* **PROBLEM DETAILS**
Copy every line with the string "matplotlib" in it.

________________________

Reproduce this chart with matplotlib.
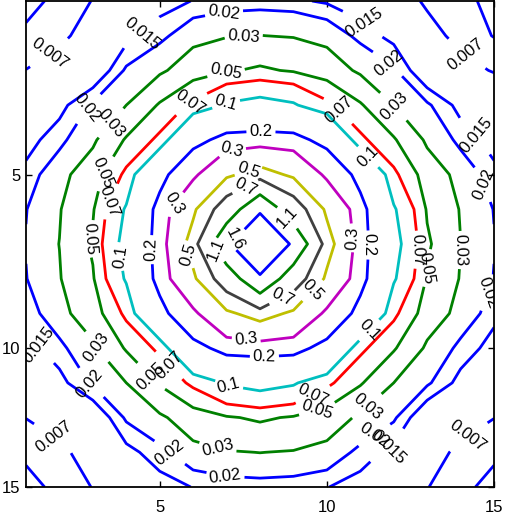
import numpy as np
import matplotlib
matplotlib.use('Agg')
import matplotlib.pyplot as plt

# contour levels and the colour used for each (MATLAB's old colour order)
levels = [0.007, 0.015, 0.02, 0.03, 0.05, 0.07, 0.1, 0.2, 0.3, 0.5, 0.7, 1.1, 1.6]
level_colors = [(0, 0, 1), (0, 0, 1), (0, 0, 1), (0, 0.5, 0), (0, 0.5, 0),
                (1, 0, 0), (0, 0.75, 0.75), (0, 0, 1), (0.75, 0, 0.75),
                (0.75, 0.75, 0), (0.25, 0.25, 0.25), (0, 0.5, 0), (0, 0, 1)]
corner_level = [0.005]

# field values, rows y = 1..15, columns x = 1..15
z_rows = [
    [0.0045, 0.0054, 0.0071, 0.0097, 0.0125, 0.0152, 0.0160, 0.0165, 0.0160, 0.0142, 0.0115, 0.0085, 0.0066, 0.0058, 0.0042],
    [0.0053, 0.0064, 0.0082, 0.013, 0.018, 0.025, 0.029, 0.0302, 0.029, 0.025, 0.018, 0.013, 0.0080, 0.0062, 0.0049],
    [0.00705, 0.0082, 0.009, 0.021, 0.027, 0.040, 0.048, 0.053, 0.048, 0.040, 0.027, 0.021, 0.009, 0.0080, 0.0068],
    [0.0098, 0.013, 0.021, 0.030, 0.052, 0.075, 0.104, 0.114, 0.104, 0.075, 0.052, 0.030, 0.021, 0.013, 0.0098],
    [0.0128, 0.018, 0.027, 0.052, 0.075, 0.175, 0.224, 0.229, 0.224, 0.175, 0.075, 0.052, 0.027, 0.018, 0.0128],
    [0.0165, 0.025, 0.040, 0.075, 0.175, 0.27, 0.466, 0.58, 0.466, 0.27, 0.175, 0.075, 0.040, 0.025, 0.0165],
    [0.0197, 0.029, 0.048, 0.104, 0.224, 0.466, 0.84, 1.48, 0.84, 0.466, 0.224, 0.104, 0.048, 0.029, 0.0197],
    [0.0204, 0.0302, 0.053, 0.114, 0.229, 0.58, 1.48, 2.5, 1.48, 0.58, 0.229, 0.114, 0.053, 0.0302, 0.0204],
    [0.0197, 0.029, 0.048, 0.104, 0.224, 0.466, 0.84, 1.48, 0.84, 0.466, 0.224, 0.104, 0.048, 0.029, 0.0197],
    [0.0165, 0.025, 0.040, 0.075, 0.175, 0.27, 0.466, 0.58, 0.466, 0.27, 0.175, 0.075, 0.040, 0.025, 0.0165],
    [0.0128, 0.018, 0.027, 0.052, 0.075, 0.175, 0.224, 0.229, 0.224, 0.175, 0.075, 0.052, 0.027, 0.018, 0.0128],
    [0.0098, 0.013, 0.021, 0.030, 0.052, 0.075, 0.104, 0.114, 0.104, 0.075, 0.052, 0.030, 0.021, 0.013, 0.0098],
    [0.00705, 0.0082, 0.009, 0.021, 0.027, 0.040, 0.048, 0.053, 0.048, 0.040, 0.027, 0.021, 0.009, 0.0082, 0.00705],
    [0.0053, 0.0064, 0.0082, 0.013, 0.018, 0.025, 0.029, 0.0302, 0.029, 0.025, 0.018, 0.013, 0.0082, 0.0064, 0.0053],
    [0.0045, 0.0054, 0.0071, 0.0097, 0.0125, 0.0152, 0.0160, 0.0165, 0.0160, 0.0152, 0.0125, 0.0097, 0.0071, 0.0054, 0.0045],
]

xs = np.arange(1, 16)
ys = np.arange(1, 16)
ytick_pos = [6, 11, 15]
ytick_lab = ['5', '10', '15']
xtick_pos = [5, 10, 15]

# label spots (data coords), only used to pick where clabel puts text
label_spots = [
    # upper left
    (1.84, 2.70), (4.38, 1.84), (6.92, 1.32), (7.52, 2.12), (6.98, 3.05),
    (5.97, 4.0), (7.01, 4.0), (8.03, 4.72), (7.16, 5.38), (7.67, 5.93),
    (7.58, 6.39), (3.09, 4.23), (3.54, 4.51), (3.33, 5.96), (3.42, 6.73),
    (5.49, 6.88), (2.79, 7.83), (3.69, 8.38), (4.62, 8.17), (5.79, 8.32),
    (6.68, 8.17), (7.16, 7.80), (8.81, 7.25),
    # right
    (11.1, 1.62), (14.01, 2.76), (11.95, 2.64), (12.1, 3.95),
    (10.36, 4.14), (11.20, 5.52), (14.31, 5.0), (14.61, 6.30), (10.72, 7.83),
    (11.26, 8.03), (12.76, 8.17), (13.95, 8.17), (13.0, 8.69), (14.61, 9.33),
    (8.66, 9.53), (9.56, 9.33), (11.2, 10.42),
    # bottom
    (7.58, 10.82), (8.12, 11.05), (7.07, 12.06), (9.56, 12.29), (9.70, 12.70),
    (11.11, 12.58), (11.32, 13.36), (12.01, 14.08), (14.10, 13.36),
    (6.83, 13.56), (7.01, 14.45), (5.22, 14.11), (1.93, 13.42), (1.24, 11.0),
    (2.94, 11.05), (3.03, 11.86), (5.07, 11.69), (4.7, 11.85),
]

plt.rcParams['font.family'] = ['Liberation Sans', 'DejaVu Sans']

Z = np.array(z_rows)
X, Y = np.meshgrid(xs, ys)

fig = plt.figure(figsize=(5.05, 5.19), dpi=100)
ax = fig.add_axes([26 / 505, 32 / 519, 468 / 505, 486 / 519])

ax.contour(X, Y, Z, levels=corner_level, colors=[(0, 0, 1)], linewidths=2.0)
cs = ax.contour(X, Y, Z, levels=levels, colors=level_colors, linewidths=2.0)
ax.clabel(cs, manual=label_spots, inline=True, fontsize=12, fmt='%g',
          inline_spacing=3, colors='k')

ax.set_xlim(1, 15)
ax.set_ylim(15, 1)
ax.set_xticks(xtick_pos)
ax.set_yticks(ytick_pos)
ax.set_yticklabels(ytick_lab)
ax.tick_params(direction='in', top=True, right=True, length=4, width=1,
               labelsize=12)
ax.tick_params(axis='y', pad=4)
ax.tick_params(axis='x', pad=9)
for s in ax.spines.values():
    s.set_linewidth(1.3)

fig.savefig('out.png', dpi=100)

________________________

* **OUTPUT**
Reproduce this chart with matplotlib.
import matplotlib
matplotlib.use('Agg')
import matplotlib.pyplot as plt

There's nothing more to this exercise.